• Task description
Your output is the lines from the first one to the one containing "sd1_lines = [-1.58, 0.48, -3.63]", repeated exactly, with images left out.

————

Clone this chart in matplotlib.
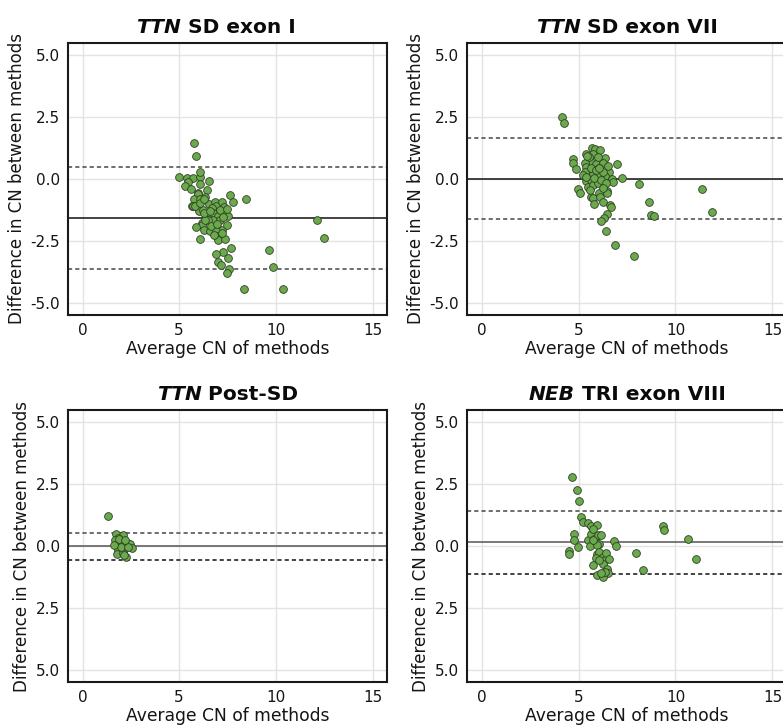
import matplotlib
matplotlib.use("Agg")
import matplotlib.pyplot as plt

plt.rcParams.update({
    "font.family": "DejaVu Sans",
    "axes.unicode_minus": False,
    "lines.scale_dashes": False,
})

# --- data --------------------------------------------------------------
TITLES_ITALIC = ["TTN", "TTN", "TTN", "NEB"]
TITLES_REST = [" SD exon I", " SD exon VII", " Post-SD", " TRI exon VIII"]

X_TICKS = [0, 5, 10, 15]
Y_TICKS = [5.0, 2.5, 0.0, -2.5, -5.0]
Y_LABELS_TOP = ["5.0", "2.5", "0.0", "-2.5", "-5.0"]
Y_LABELS_BOTTOM = ["5.0", "2.5", "0.0", "2.5", "5.0"]

# panel 1: TTN SD exon I
sd1_x = [5.78, 5.88, 5.00, 5.38, 5.72, 6.07, 6.10, 6.52, 5.48, 5.28, 5.60, 6.10,
         6.45, 5.98, 5.95, 5.78, 6.07, 6.36, 7.62, 7.76, 8.45, 5.64, 5.69, 6.00,
         6.24, 6.53, 6.84, 6.90, 7.19, 7.33, 7.36, 7.50, 6.69, 6.76, 6.41, 6.19,
         6.16, 5.86, 6.29, 6.09, 6.59, 6.93, 6.98, 7.02, 7.10, 7.22, 7.48, 6.90,
         7.02, 7.02, 7.36, 7.67, 7.26, 6.93, 7.55, 7.02, 7.14, 7.60, 7.48, 8.34,
         9.64, 9.83, 10.38, 12.12, 12.47, 6.76, 6.50, 7.10, 7.28, 6.67, 6.34, 6.81,
         7.24, 6.28, 5.81, 6.07, 6.28, 7.45, 6.60, 6.95]
sd1_y = [1.44, 0.94, 0.08, 0.05, 0.05, 0.08, 0.30, -0.07, -0.13, -0.28, -0.39, -0.21,
         -0.43, -0.58, -0.62, -0.79, -0.82, -0.74, -0.64, -0.94, -0.82, -1.09, -1.11, -1.28,
         -1.25, -1.01, -0.94, -1.11, -0.93, -1.15, -1.38, -1.49, -1.17, -1.38, -1.45, -1.76,
         -1.88, -1.96, -2.05, -2.43, -2.09, -1.96, -1.72, -1.50, -1.25, -2.08, -1.85, -2.09,
         -2.30, -2.48, -2.44, -2.79, -2.95, -3.03, -3.21, -3.34, -3.46, -3.64, -3.80, -4.44,
         -2.86, -3.54, -4.43, -1.66, -2.39, -1.65, -1.65, -1.65, -1.52, -1.92, -1.65, -2.25,
         -2.19, -1.38, -1.11, -0.98, -0.82, -1.20, -1.30, -1.80]
sd1_lines = [-1.58, 0.48, -3.63]

# panel 2: TTN SD exon VII
sd7_x = [4.13, 4.23, 4.71, 4.71, 4.85, 5.41, 5.70, 5.86, 6.11, 5.77, 6.34, 6.97,
         5.62, 5.31, 5.39, 5.91, 6.25, 6.59, 6.08, 5.57, 5.31, 5.77, 5.99, 6.34,
         6.73, 6.80, 7.23, 8.10, 5.39, 5.65, 5.91, 5.48, 5.74, 5.99, 4.97, 5.09,
         5.62, 5.74, 5.80, 6.04, 6.11, 6.25, 6.46, 6.49, 6.63, 6.66, 6.46, 6.30,
         6.18, 6.42, 6.87, 7.86, 8.61, 8.72, 8.90, 11.39, 11.87, 5.53, 5.99, 6.25,
         5.65, 5.22, 6.51, 5.82, 6.16, 6.42, 5.57, 6.25, 5.39, 5.91, 5.45, 6.05]
sd7_y = [2.51, 2.27, 0.79, 0.63, 0.39, 1.03, 1.26, 1.22, 1.17, 1.01, 0.85, 0.60,
         0.70, 0.63, 0.50, 0.60, 0.63, 0.30, 0.43, 0.30, 0.27, 0.20, 0.13, 0.13,
         0.00, -0.11, 0.05, -0.20, -0.08, -0.04, -0.11, -0.31, -0.24, -0.15, -0.40, -0.58,
         -0.71, -0.78, -1.01, -0.55, -0.74, -0.91, -0.47, -0.58, -1.05, -1.14, -1.42, -1.58,
         -1.68, -2.09, -2.68, -3.10, -0.94, -1.45, -1.49, -0.39, -1.33, 0.90, 0.90, 0.30,
         0.43, 0.16, 0.54, 0.03, -0.04, -0.17, -0.44, -0.38, 0.09, 0.36, 0.95, 0.45]
sd7_lines = [0.00, 1.64, -1.61]

# panel 3: TTN Post-SD
post_x = [1.33, 1.71, 2.07, 1.84, 1.67, 1.93, 2.28, 2.48, 2.55, 1.76, 2.02, 2.14,
          1.84, 1.79, 2.10, 2.24, 2.14, 1.97, 1.64, 2.36, 1.88, 2.19]
post_y = [1.22, 0.49, 0.45, 0.32, 0.23, 0.16, 0.12, 0.07, -0.07, 0.03, -0.01, -0.11,
          -0.17, -0.31, -0.27, -0.44, -0.37, -0.04, 0.03, -0.04, 0.29, 0.23]
post_lines = [0.00, 0.52, -0.55]

# panel 4: NEB TRI exon VIII
neb_x = [4.64, 4.90, 5.00, 5.12, 5.22, 5.48, 5.62, 5.94, 4.76, 4.79, 4.95, 4.50,
         4.53, 5.48, 5.57, 5.65, 5.74, 5.82, 5.91, 5.99, 6.16, 6.08, 5.94, 5.96,
         6.04, 5.91, 5.77, 5.96, 6.25, 6.34, 6.25, 6.42, 6.56, 6.46, 6.51, 6.28,
         6.34, 6.16, 6.82, 6.94, 7.96, 8.34, 9.35, 9.43, 10.63, 11.04, 6.08, 5.74]
neb_y = [2.79, 2.27, 1.82, 1.16, 0.96, 0.92, 0.79, 0.83, 0.47, 0.25, -0.05, -0.21,
         -0.31, 0.25, -0.01, 0.49, 0.70, 0.29, 0.16, 0.43, 0.43, 0.09, 0.03, -0.31,
         -0.24, -0.47, -0.78, -1.18, -0.44, -0.57, -0.74, -0.28, -0.53, -0.91, -1.11, -1.24,
         -1.04, -1.11, 0.19, 0.00, -0.27, -0.99, 0.82, 0.66, 0.29, -0.53, -0.57, 0.23]
neb_lines = [0.16, 1.43, -1.15]

PANELS = [
    (sd1_x, sd1_y, sd1_lines),
    (sd7_x, sd7_y, sd7_lines),
    (post_x, post_y, post_lines),
    (neb_x, neb_y, neb_lines),
]

# --- styling -----------------------------------------------------------
W, H = 783, 725
RECTS_PX = [(68, 43, 319, 272), (467, 43, 320, 272),
            (68, 410, 319, 272), (467, 410, 320, 272)]
TITLE_X = [0.465, 0.5, 0.5, 0.5]
MEAN_COLOURS = ["#111111", "#111111", "#555555", "#555555"]
UPPER_COLOURS = ["#555555", "#555555", "#555555", "#555555"]
LOWER_COLOURS = ["#555555", "#555555", "#222222", "#222222"]
POINT_FILL = "#6aaa4c"
POINT_EDGE = "#2f3f27"
TEXT = "#151515"

fig = plt.figure(figsize=(W / 100, H / 100), dpi=100)
axes = []
for i, (px, py, pw, ph) in enumerate(RECTS_PX):
    ax = fig.add_axes([px / W, 1 - (py + ph) / H, pw / W, ph / H])
    xs, ys, (mean, upper, lower) = PANELS[i]

    ax.set_xlim(-0.75, 15.75)
    ax.set_ylim(-5.5, 5.5)
    ax.set_xticks(X_TICKS)
    ax.set_yticks(Y_TICKS)
    ax.set_yticklabels(Y_LABELS_TOP if i < 2 else Y_LABELS_BOTTOM)
    ax.tick_params(length=0, labelsize=11, pad=6, colors=TEXT)
    ax.grid(True, color="#e3e3e3", linewidth=1.0)
    ax.set_axisbelow(True)
    for sp in ax.spines.values():
        sp.set_linewidth(1.5)
        sp.set_color("#1a1a1a")

    ax.axhline(mean, color=MEAN_COLOURS[i], linewidth=1.1, zorder=2)
    ax.axhline(upper, color=UPPER_COLOURS[i], linewidth=1.2,
               linestyle=(0, (3.0, 2.2)), zorder=2)
    ax.axhline(lower, color=LOWER_COLOURS[i], linewidth=1.2,
               linestyle=(0, (3.0, 2.2)), zorder=2)
    ax.scatter(xs, ys, s=31, facecolor=POINT_FILL, edgecolor=POINT_EDGE,
               linewidth=0.6, zorder=3)

    ax.set_xlabel("Average CN of methods", fontsize=12.3, labelpad=1,
                  color=TEXT)
    ax.set_ylabel("Difference in CN between methods", fontsize=12.0,
                  labelpad=3, color=TEXT)
    axes.append(ax)

# titles: italic gene name + bold remainder, centred as one string
title_parts = []
for i, ax in enumerate(axes):
    t1 = ax.text(0, 1.0, TITLES_ITALIC[i], transform=ax.transAxes,
                 fontsize=14.5, fontweight="bold", fontstyle="italic",
                 ha="left", va="bottom", color="#0a0a0a")
    t2 = ax.annotate(TITLES_REST[i], xy=(1, 0), xycoords=t1,
                     fontsize=14.5, fontweight="bold", ha="left", va="bottom",
                     color="#0a0a0a")
    title_parts.append((t1, t2))

fig.canvas.draw()
renderer = fig.canvas.get_renderer()
for i, ax in enumerate(axes):
    t1, t2 = title_parts[i]
    w = t1.get_window_extent(renderer).width + t2.get_window_extent(renderer).width
    ax_bb = ax.get_window_extent(renderer)
    x0 = TITLE_X[i] - (w / 2) / ax_bb.width
    y0 = 1.0 + 6 / ax_bb.height
    t1.set_position((x0, y0))

fig.savefig("out.png", dpi=100)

————

• Solution
Clone this chart in matplotlib.
import matplotlib
matplotlib.use("Agg")
import matplotlib.pyplot as plt

plt.rcParams.update({
    "font.family": "DejaVu Sans",
    "axes.unicode_minus": False,
    "lines.scale_dashes": False,
})

# --- data --------------------------------------------------------------
TITLES_ITALIC = ["TTN", "TTN", "TTN", "NEB"]
TITLES_REST = [" SD exon I", " SD exon VII", " Post-SD", " TRI exon VIII"]

X_TICKS = [0, 5, 10, 15]
Y_TICKS = [5.0, 2.5, 0.0, -2.5, -5.0]
Y_LABELS_TOP = ["5.0", "2.5", "0.0", "-2.5", "-5.0"]
Y_LABELS_BOTTOM = ["5.0", "2.5", "0.0", "2.5", "5.0"]

# panel 1: TTN SD exon I
sd1_x = [5.78, 5.88, 5.00, 5.38, 5.72, 6.07, 6.10, 6.52, 5.48, 5.28, 5.60, 6.10,
         6.45, 5.98, 5.95, 5.78, 6.07, 6.36, 7.62, 7.76, 8.45, 5.64, 5.69, 6.00,
         6.24, 6.53, 6.84, 6.90, 7.19, 7.33, 7.36, 7.50, 6.69, 6.76, 6.41, 6.19,
         6.16, 5.86, 6.29, 6.09, 6.59, 6.93, 6.98, 7.02, 7.10, 7.22, 7.48, 6.90,
         7.02, 7.02, 7.36, 7.67, 7.26, 6.93, 7.55, 7.02, 7.14, 7.60, 7.48, 8.34,
         9.64, 9.83, 10.38, 12.12, 12.47, 6.76, 6.50, 7.10, 7.28, 6.67, 6.34, 6.81,
         7.24, 6.28, 5.81, 6.07, 6.28, 7.45, 6.60, 6.95]
sd1_y = [1.44, 0.94, 0.08, 0.05, 0.05, 0.08, 0.30, -0.07, -0.13, -0.28, -0.39, -0.21,
         -0.43, -0.58, -0.62, -0.79, -0.82, -0.74, -0.64, -0.94, -0.82, -1.09, -1.11, -1.28,
         -1.25, -1.01, -0.94, -1.11, -0.93, -1.15, -1.38, -1.49, -1.17, -1.38, -1.45, -1.76,
         -1.88, -1.96, -2.05, -2.43, -2.09, -1.96, -1.72, -1.50, -1.25, -2.08, -1.85, -2.09,
         -2.30, -2.48, -2.44, -2.79, -2.95, -3.03, -3.21, -3.34, -3.46, -3.64, -3.80, -4.44,
         -2.86, -3.54, -4.43, -1.66, -2.39, -1.65, -1.65, -1.65, -1.52, -1.92, -1.65, -2.25,
         -2.19, -1.38, -1.11, -0.98, -0.82, -1.20, -1.30, -1.80]
sd1_lines = [-1.58, 0.48, -3.63]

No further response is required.